What you learn can be physical, too. You could learn a martial art, start doing parkour, discover the joys of swimming, or learn the basics of carpentry. Look for something that will challenge your body to move in a way in which you're not accustomed. Look for something that will teach your body to work with your brain more effectively.
For the longest time, I took the utilitarian view of learning that I mentioned a few paragraphs ago. Picking up those skills helped me do my job better, but the whole process seemed a bit hollow at times. Over the last few yearsm, I started learning things because I wanted to challenge myself.
As you may or may not know, I have a degree in journalism. It's been a long time since I've worked in that field, but I still have an attachment to it. One area I've been interested in is data journalism. In 2015, I did an online course in the basics of data journalism. That course forced my to think about data, to learn a few new skills and concepts, and to use math a lot more than I have in the last 30-odd years. Challenging? Definitely. And while I haven't used those skills, my brain thanks me and I've come to appreciate the work of data journalists even more.
Inspired by my daughter, earlier this year I started learning basic guitar chords. I've never had a musical bone in my body, nor did I ever have the patience to learn to play an instrument. But picking up that Epiphone six string has taught me new ways for my hands to work together. Robert Fripp I ain't and never will be, but struggling to learn those chords has been a pleasure.

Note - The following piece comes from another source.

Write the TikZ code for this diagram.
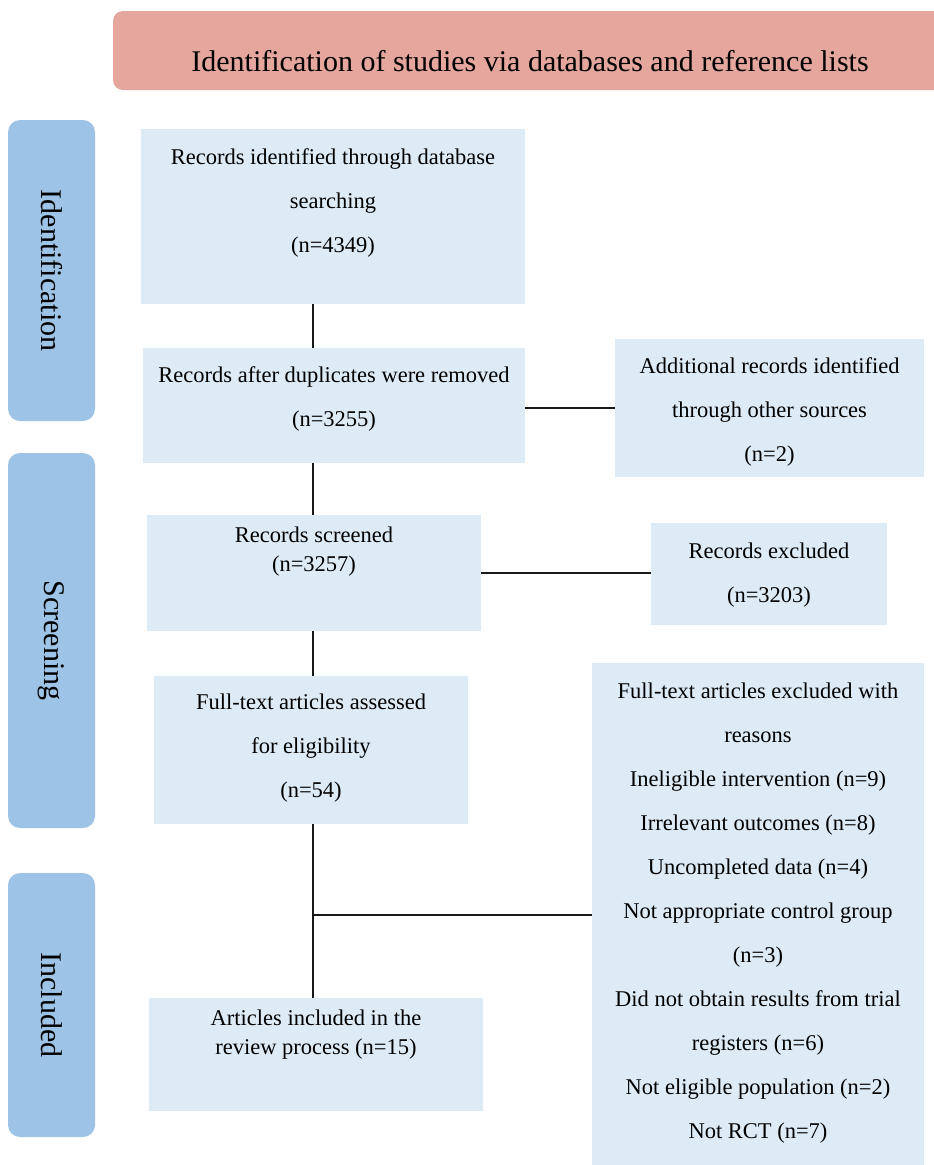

And guess what? Failure is an option. There's nothing on the line when you're learning for yourself. Not completing a course, or not doing well in it, won't lose you that promotion. It won't cripple your career. It might bruise your ego a bit, but you can recover from that.
Anyway, no one says you need to finish what you started or become a jedi/ninja/rockstar/superhero. You might find you're not as interested in a course or subject as you thought you might be. There's no shame in quitting. In fact, it might take a while for you to find something you're really interested in and which will challenge you in the way you want it to.
Learning is important. Learning to challenge yourself is important, too. There don't have to be any stakes or consequences. You just need to be willing to push yourself and you just need an open, inquisitive mind.
Have fun with what you're doing. If something interests you, learn it. Even if others think you're wasting your time. After all, it's your time to waste. Why not waste it doing what you want to do?